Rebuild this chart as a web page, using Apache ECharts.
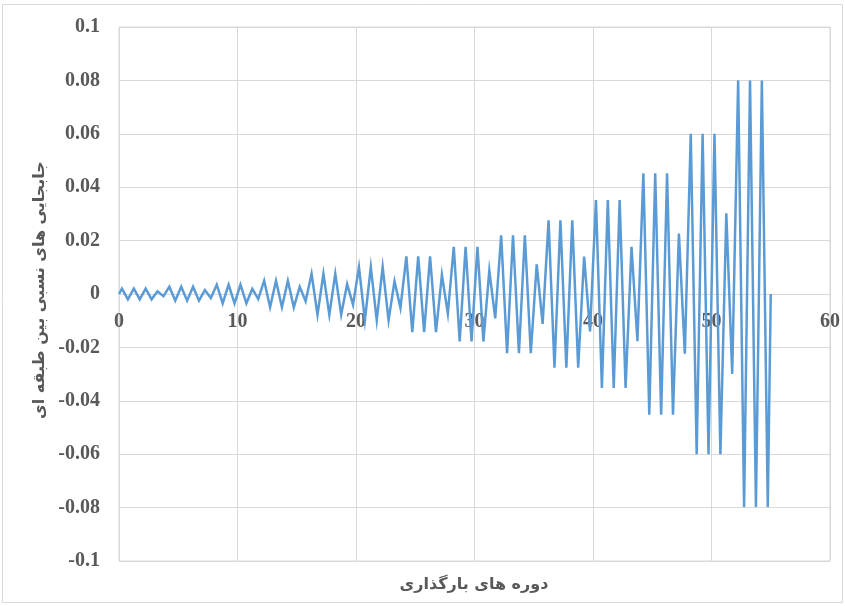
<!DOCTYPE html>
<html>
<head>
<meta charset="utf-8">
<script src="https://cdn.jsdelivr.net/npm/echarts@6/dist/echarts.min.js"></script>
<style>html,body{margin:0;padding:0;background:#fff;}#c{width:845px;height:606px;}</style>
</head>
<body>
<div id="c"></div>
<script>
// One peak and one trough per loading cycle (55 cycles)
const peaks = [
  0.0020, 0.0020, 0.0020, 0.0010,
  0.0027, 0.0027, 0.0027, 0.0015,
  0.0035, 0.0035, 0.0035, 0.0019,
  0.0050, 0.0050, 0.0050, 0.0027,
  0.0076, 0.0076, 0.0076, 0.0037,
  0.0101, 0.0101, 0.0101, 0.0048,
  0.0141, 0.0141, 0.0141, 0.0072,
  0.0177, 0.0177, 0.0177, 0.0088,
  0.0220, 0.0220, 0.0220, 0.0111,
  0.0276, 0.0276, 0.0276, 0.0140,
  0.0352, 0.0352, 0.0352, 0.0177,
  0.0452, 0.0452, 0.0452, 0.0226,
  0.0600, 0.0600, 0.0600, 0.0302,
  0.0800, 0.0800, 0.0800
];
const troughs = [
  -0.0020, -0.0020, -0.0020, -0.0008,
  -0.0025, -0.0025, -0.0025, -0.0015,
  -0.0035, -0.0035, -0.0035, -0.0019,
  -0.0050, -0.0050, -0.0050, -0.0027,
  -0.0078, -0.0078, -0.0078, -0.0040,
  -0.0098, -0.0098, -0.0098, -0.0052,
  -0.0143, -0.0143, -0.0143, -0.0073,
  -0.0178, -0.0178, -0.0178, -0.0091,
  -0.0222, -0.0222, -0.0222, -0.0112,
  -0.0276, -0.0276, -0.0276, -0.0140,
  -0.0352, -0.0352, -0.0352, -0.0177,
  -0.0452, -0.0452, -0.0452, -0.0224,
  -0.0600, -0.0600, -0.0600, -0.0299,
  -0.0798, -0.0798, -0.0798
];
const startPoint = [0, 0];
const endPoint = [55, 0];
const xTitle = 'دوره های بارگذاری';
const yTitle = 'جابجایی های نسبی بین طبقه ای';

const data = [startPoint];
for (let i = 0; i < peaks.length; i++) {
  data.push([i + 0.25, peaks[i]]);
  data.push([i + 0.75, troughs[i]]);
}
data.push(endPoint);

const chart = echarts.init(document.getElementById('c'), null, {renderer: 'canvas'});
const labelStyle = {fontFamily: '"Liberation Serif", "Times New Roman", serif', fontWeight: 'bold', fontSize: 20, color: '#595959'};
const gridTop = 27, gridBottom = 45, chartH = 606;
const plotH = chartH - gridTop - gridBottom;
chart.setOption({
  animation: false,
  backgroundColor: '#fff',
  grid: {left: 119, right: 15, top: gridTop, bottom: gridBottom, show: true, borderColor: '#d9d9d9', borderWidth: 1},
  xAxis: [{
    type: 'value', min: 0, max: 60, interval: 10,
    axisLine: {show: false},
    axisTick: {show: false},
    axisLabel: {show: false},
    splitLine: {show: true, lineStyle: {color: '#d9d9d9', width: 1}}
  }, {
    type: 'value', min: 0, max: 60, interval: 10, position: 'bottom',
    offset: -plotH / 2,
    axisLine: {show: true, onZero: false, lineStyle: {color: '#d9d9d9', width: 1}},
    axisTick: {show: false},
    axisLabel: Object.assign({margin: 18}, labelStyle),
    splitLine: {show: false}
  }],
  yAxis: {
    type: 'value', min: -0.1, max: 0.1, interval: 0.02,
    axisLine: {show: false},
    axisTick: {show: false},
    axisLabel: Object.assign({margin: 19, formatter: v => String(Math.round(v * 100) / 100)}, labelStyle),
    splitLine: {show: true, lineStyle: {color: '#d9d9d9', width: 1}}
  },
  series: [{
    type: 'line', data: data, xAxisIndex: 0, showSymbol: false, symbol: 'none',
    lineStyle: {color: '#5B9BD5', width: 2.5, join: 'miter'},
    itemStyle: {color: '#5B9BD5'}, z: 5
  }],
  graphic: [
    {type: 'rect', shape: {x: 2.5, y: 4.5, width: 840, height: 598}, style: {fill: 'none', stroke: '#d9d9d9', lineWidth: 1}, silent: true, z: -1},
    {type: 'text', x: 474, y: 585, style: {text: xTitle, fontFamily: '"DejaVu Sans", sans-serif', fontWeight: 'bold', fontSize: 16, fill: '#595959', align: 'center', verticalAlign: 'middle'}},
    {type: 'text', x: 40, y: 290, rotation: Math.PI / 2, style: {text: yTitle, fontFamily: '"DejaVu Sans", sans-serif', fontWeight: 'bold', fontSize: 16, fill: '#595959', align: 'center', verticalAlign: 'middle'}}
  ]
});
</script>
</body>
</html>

- **Task requirements**
Leave out the pictures and print every line of the data exactly.

- **Solved exercise**
Rebuild this chart as a web page, using Apache ECharts.
<!DOCTYPE html>
<html>
<head>
<meta charset="utf-8">
<script src="https://cdn.jsdelivr.net/npm/echarts@6/dist/echarts.min.js"></script>
<style>html,body{margin:0;padding:0;background:#fff;}#c{width:845px;height:606px;}</style>
</head>
<body>
<div id="c"></div>
<script>
// One peak and one trough per loading cycle (55 cycles)
const peaks = [
  0.0020, 0.0020, 0.0020, 0.0010,
  0.0027, 0.0027, 0.0027, 0.0015,
  0.0035, 0.0035, 0.0035, 0.0019,
  0.0050, 0.0050, 0.0050, 0.0027,
  0.0076, 0.0076, 0.0076, 0.0037,
  0.0101, 0.0101, 0.0101, 0.0048,
  0.0141, 0.0141, 0.0141, 0.0072,
  0.0177, 0.0177, 0.0177, 0.0088,
  0.0220, 0.0220, 0.0220, 0.0111,
  0.0276, 0.0276, 0.0276, 0.0140,
  0.0352, 0.0352, 0.0352, 0.0177,
  0.0452, 0.0452, 0.0452, 0.0226,
  0.0600, 0.0600, 0.0600, 0.0302,
  0.0800, 0.0800, 0.0800
];
const troughs = [
  -0.0020, -0.0020, -0.0020, -0.0008,
  -0.0025, -0.0025, -0.0025, -0.0015,
  -0.0035, -0.0035, -0.0035, -0.0019,
  -0.0050, -0.0050, -0.0050, -0.0027,
  -0.0078, -0.0078, -0.0078, -0.0040,
  -0.0098, -0.0098, -0.0098, -0.0052,
  -0.0143, -0.0143, -0.0143, -0.0073,
  -0.0178, -0.0178, -0.0178, -0.0091,
  -0.0222, -0.0222, -0.0222, -0.0112,
  -0.0276, -0.0276, -0.0276, -0.0140,
  -0.0352, -0.0352, -0.0352, -0.0177,
  -0.0452, -0.0452, -0.0452, -0.0224,
  -0.0600, -0.0600, -0.0600, -0.0299,
  -0.0798, -0.0798, -0.0798
];
const startPoint = [0, 0];
const endPoint = [55, 0];
const xTitle = 'دوره های بارگذاری';
const yTitle = 'جابجایی های نسبی بین طبقه ای';

const data = [startPoint];
for (let i = 0; i < peaks.length; i++) {
  data.push([i + 0.25, peaks[i]]);
  data.push([i + 0.75, troughs[i]]);
}
data.push(endPoint);

const chart = echarts.init(document.getElementById('c'), null, {renderer: 'canvas'});
const labelStyle = {fontFamily: '"Liberation Serif", "Times New Roman", serif', fontWeight: 'bold', fontSize: 20, color: '#595959'};
const gridTop = 27, gridBottom = 45, chartH = 606;
const plotH = chartH - gridTop - gridBottom;
chart.setOption({
  animation: false,
  backgroundColor: '#fff',
  grid: {left: 119, right: 15, top: gridTop, bottom: gridBottom, show: true, borderColor: '#d9d9d9', borderWidth: 1},
  xAxis: [{
    type: 'value', min: 0, max: 60, interval: 10,
    axisLine: {show: false},
    axisTick: {show: false},
    axisLabel: {show: false},
    splitLine: {show: true, lineStyle: {color: '#d9d9d9', width: 1}}
  }, {
    type: 'value', min: 0, max: 60, interval: 10, position: 'bottom',
    offset: -plotH / 2,
    axisLine: {show: true, onZero: false, lineStyle: {color: '#d9d9d9', width: 1}},
    axisTick: {show: false},
    axisLabel: Object.assign({margin: 18}, labelStyle),
    splitLine: {show: false}
  }],
  yAxis: {
    type: 'value', min: -0.1, max: 0.1, interval: 0.02,
    axisLine: {show: false},
    axisTick: {show: false},
    axisLabel: Object.assign({margin: 19, formatter: v => String(Math.round(v * 100) / 100)}, labelStyle),
    splitLine: {show: true, lineStyle: {color: '#d9d9d9', width: 1}}
  },
  series: [{
    type: 'line', data: data, xAxisIndex: 0, showSymbol: false, symbol: 'none',
    lineStyle: {color: '#5B9BD5', width: 2.5, join: 'miter'},
    itemStyle: {color: '#5B9BD5'}, z: 5
  }],
  graphic: [
    {type: 'rect', shape: {x: 2.5, y: 4.5, width: 840, height: 598}, style: {fill: 'none', stroke: '#d9d9d9', lineWidth: 1}, silent: true, z: -1},
    {type: 'text', x: 474, y: 585, style: {text: xTitle, fontFamily: '"DejaVu Sans", sans-serif', fontWeight: 'bold', fontSize: 16, fill: '#595959', align: 'center', verticalAlign: 'middle'}},
    {type: 'text', x: 40, y: 290, rotation: Math.PI / 2, style: {text: yTitle, fontFamily: '"DejaVu Sans", sans-serif', fontWeight: 'bold', fontSize: 16, fill: '#595959', align: 'center', verticalAlign: 'middle'}}
  ]
});
</script>
</body>
</html>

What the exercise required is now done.